Pointe-à-Pitre, le 17 Novembre 2012

Aux Organisations ouvrières et démocratiques, De MARTINIQUE,

Chers Camarades, Chers Amis,

Le 13 Décembre prochain, Régine DELPHIN, déléguée syndicale UGTG, est convoquée devant la Cour d’Appel de Fort de France, à la demande de la Société SODIMAT et de Béatrice et Frédéric VIVIES (ses employeurs). Cette affaire remonte à l’année 2009.
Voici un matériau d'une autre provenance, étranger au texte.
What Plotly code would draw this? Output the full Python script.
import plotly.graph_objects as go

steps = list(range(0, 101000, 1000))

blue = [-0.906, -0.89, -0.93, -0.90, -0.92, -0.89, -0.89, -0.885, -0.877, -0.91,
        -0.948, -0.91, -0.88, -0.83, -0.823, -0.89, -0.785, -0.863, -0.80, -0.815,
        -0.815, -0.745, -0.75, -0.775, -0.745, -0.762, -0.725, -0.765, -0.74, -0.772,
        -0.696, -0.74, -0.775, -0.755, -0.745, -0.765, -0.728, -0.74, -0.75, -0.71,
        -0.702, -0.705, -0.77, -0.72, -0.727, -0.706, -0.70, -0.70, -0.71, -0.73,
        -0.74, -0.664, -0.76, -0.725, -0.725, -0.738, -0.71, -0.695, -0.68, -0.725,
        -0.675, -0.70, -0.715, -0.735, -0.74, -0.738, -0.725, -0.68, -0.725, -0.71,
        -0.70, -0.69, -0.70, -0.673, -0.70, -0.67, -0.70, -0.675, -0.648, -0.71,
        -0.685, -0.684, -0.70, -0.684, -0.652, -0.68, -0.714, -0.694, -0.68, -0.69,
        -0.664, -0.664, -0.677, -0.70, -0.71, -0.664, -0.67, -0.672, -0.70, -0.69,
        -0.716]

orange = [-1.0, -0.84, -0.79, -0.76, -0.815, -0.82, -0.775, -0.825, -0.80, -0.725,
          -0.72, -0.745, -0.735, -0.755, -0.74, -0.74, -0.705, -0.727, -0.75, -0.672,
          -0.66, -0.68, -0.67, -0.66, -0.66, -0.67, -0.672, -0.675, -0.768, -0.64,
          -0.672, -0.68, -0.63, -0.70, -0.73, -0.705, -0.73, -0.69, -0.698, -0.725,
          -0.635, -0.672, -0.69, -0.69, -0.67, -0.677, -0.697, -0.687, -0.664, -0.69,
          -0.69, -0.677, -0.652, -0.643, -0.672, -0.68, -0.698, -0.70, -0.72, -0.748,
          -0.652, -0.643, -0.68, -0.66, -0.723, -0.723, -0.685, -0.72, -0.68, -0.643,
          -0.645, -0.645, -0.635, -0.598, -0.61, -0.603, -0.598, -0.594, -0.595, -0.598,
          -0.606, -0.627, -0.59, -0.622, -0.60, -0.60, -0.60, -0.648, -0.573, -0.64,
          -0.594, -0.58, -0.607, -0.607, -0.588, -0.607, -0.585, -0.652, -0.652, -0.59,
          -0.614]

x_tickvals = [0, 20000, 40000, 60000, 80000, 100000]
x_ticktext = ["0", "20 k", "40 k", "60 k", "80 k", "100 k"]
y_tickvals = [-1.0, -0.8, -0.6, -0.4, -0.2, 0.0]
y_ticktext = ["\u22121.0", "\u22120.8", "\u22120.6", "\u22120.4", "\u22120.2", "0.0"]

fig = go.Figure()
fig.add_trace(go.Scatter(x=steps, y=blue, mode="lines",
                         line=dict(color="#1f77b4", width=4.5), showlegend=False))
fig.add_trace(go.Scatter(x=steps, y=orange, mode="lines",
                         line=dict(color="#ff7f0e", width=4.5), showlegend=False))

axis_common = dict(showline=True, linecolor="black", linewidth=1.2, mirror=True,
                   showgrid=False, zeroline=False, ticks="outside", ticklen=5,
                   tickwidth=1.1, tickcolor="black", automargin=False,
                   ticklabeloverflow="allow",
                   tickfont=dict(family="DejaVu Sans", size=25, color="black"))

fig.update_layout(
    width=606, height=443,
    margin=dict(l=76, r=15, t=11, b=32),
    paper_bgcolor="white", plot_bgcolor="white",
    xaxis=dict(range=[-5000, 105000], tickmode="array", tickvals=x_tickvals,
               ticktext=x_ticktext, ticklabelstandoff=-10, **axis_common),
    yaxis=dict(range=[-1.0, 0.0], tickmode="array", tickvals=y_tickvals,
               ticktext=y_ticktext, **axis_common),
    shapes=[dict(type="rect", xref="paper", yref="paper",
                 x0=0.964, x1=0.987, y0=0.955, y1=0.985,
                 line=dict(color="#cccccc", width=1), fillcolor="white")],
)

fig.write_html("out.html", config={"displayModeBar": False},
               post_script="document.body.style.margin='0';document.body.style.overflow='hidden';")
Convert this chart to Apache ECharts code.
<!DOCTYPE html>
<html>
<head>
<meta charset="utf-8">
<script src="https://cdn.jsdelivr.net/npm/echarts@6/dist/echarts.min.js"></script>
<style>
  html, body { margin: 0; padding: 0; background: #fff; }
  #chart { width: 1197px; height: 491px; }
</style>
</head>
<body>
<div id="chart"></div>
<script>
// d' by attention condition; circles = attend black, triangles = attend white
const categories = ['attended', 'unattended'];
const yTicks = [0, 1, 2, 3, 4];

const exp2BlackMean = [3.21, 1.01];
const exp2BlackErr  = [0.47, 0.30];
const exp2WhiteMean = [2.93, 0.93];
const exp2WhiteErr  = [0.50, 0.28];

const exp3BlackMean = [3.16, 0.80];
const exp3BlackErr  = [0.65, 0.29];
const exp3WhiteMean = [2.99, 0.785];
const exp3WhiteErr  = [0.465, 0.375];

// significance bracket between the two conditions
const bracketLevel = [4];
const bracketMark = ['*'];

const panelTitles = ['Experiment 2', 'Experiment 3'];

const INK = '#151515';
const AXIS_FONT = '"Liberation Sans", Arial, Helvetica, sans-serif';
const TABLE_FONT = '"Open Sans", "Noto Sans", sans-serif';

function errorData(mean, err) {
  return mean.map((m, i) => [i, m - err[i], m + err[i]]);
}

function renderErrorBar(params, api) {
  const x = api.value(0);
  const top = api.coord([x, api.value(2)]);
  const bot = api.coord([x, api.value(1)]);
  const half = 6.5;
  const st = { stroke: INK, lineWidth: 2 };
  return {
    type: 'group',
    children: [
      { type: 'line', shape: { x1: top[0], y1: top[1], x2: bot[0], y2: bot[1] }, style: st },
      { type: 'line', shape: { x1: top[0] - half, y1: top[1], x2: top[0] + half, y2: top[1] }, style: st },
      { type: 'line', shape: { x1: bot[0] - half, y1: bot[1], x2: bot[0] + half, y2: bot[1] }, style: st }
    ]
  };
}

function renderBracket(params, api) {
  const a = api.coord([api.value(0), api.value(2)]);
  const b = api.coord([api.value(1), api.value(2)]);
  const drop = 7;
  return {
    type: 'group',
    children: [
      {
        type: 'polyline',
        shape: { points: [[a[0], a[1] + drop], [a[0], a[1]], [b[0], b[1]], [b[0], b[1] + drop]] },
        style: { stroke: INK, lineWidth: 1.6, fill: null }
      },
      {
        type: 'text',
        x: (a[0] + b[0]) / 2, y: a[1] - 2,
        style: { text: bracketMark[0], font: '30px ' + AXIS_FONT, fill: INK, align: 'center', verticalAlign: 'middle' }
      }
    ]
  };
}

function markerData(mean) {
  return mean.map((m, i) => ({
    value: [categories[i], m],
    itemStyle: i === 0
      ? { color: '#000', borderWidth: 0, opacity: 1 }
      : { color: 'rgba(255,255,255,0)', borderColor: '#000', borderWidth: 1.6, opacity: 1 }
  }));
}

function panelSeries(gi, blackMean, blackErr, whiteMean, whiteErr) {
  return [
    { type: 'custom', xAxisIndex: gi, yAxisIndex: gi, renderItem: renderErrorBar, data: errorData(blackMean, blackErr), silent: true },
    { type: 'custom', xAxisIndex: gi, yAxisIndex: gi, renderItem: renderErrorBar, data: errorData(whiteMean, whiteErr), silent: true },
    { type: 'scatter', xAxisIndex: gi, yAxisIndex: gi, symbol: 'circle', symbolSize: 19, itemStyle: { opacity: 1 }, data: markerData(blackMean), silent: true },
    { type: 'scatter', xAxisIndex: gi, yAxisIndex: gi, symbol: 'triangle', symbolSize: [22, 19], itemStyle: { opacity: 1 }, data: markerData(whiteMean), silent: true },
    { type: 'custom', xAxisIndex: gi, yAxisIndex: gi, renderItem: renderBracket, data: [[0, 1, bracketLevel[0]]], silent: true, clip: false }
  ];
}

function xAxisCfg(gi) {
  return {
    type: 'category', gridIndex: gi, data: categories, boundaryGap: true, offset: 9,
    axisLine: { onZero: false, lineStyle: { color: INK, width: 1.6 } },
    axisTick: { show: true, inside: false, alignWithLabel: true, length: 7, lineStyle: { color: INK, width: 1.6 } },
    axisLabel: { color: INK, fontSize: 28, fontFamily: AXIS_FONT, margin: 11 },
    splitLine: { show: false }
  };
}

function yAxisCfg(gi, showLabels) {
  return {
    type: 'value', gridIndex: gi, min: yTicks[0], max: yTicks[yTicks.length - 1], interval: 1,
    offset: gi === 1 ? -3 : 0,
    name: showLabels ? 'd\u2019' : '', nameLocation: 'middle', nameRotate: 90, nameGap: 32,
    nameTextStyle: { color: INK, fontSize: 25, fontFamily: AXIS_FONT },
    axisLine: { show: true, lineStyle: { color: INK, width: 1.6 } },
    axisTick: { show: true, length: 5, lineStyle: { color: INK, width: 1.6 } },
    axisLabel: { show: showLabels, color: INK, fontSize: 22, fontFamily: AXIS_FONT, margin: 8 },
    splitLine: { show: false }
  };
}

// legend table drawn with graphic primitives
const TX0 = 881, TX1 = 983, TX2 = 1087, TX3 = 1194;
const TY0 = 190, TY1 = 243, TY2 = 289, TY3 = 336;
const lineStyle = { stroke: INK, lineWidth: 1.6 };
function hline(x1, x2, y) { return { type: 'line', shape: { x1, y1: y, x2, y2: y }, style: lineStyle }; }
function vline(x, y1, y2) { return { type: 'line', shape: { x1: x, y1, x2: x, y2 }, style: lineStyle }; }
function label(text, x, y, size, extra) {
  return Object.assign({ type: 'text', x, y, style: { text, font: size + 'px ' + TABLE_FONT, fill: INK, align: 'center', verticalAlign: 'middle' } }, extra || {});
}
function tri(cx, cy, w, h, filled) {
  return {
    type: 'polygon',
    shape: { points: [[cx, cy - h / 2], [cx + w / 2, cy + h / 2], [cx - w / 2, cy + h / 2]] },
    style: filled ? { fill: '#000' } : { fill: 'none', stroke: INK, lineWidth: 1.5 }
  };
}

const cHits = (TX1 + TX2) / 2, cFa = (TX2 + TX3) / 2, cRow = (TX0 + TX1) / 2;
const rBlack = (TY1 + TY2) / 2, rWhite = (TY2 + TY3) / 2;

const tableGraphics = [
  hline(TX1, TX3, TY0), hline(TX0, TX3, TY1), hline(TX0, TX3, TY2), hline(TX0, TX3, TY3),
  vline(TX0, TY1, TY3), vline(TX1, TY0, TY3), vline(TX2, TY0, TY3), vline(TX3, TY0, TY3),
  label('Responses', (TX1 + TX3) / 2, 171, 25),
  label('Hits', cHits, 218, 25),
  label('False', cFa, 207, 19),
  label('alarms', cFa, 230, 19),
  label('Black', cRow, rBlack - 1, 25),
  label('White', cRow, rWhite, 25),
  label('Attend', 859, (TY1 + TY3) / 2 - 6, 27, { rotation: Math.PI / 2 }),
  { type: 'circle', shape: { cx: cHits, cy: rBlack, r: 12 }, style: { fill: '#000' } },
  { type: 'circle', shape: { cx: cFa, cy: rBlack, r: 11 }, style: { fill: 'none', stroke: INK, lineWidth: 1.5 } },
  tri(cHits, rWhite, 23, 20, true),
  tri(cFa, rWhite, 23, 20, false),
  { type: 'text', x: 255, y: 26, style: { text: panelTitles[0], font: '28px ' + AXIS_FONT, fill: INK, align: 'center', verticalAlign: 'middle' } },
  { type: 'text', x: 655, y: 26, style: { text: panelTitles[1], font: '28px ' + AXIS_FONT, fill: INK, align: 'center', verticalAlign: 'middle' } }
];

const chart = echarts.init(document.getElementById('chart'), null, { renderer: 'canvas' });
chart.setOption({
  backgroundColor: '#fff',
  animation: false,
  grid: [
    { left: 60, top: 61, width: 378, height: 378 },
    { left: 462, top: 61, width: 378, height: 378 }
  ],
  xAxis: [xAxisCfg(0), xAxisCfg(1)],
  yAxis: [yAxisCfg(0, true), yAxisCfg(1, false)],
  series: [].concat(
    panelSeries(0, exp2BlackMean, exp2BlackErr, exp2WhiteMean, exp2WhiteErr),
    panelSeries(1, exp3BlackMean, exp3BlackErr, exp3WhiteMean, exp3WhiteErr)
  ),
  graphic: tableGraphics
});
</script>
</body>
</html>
Pour rappel, il lui est reproché d’avoir, lors d’un meeting devant le palais de la Mutualité organisé par la LKP, le 21/04/2009, tenu des propos qui sont présentés comme :

- Diffamation publique envers un particulier,

- Injure publique envers un particulier,

- Provocation à commettre un crime ou un délit,

- Provocation à la discrimination et à la haine radiale,

Par jugement en date du 25/03/2010, le Tribunal correctionnel de Pointe-à-Pitre a relaxé Régine DELPHIN pour les faits de provocation au vol et de diffamation à l’encontre de la Société SODIMAT et Frédéric VIVIES. Par contre, elle a été déclarée coupable de diffamation
publique à l’encontre de Béatrice VIVIES, d’injures publiques à l’encontre de Béatrice VIVIES et Frédéric VIVIES, de provocation à la discrimination. Et tout cela sur la base d’une traduction en
français des propos que Régine DELPHIN a tenu en créole le jour du meeting effectuée par un huissier non interprète qui de surcroit ne maitrise pas la langue créole.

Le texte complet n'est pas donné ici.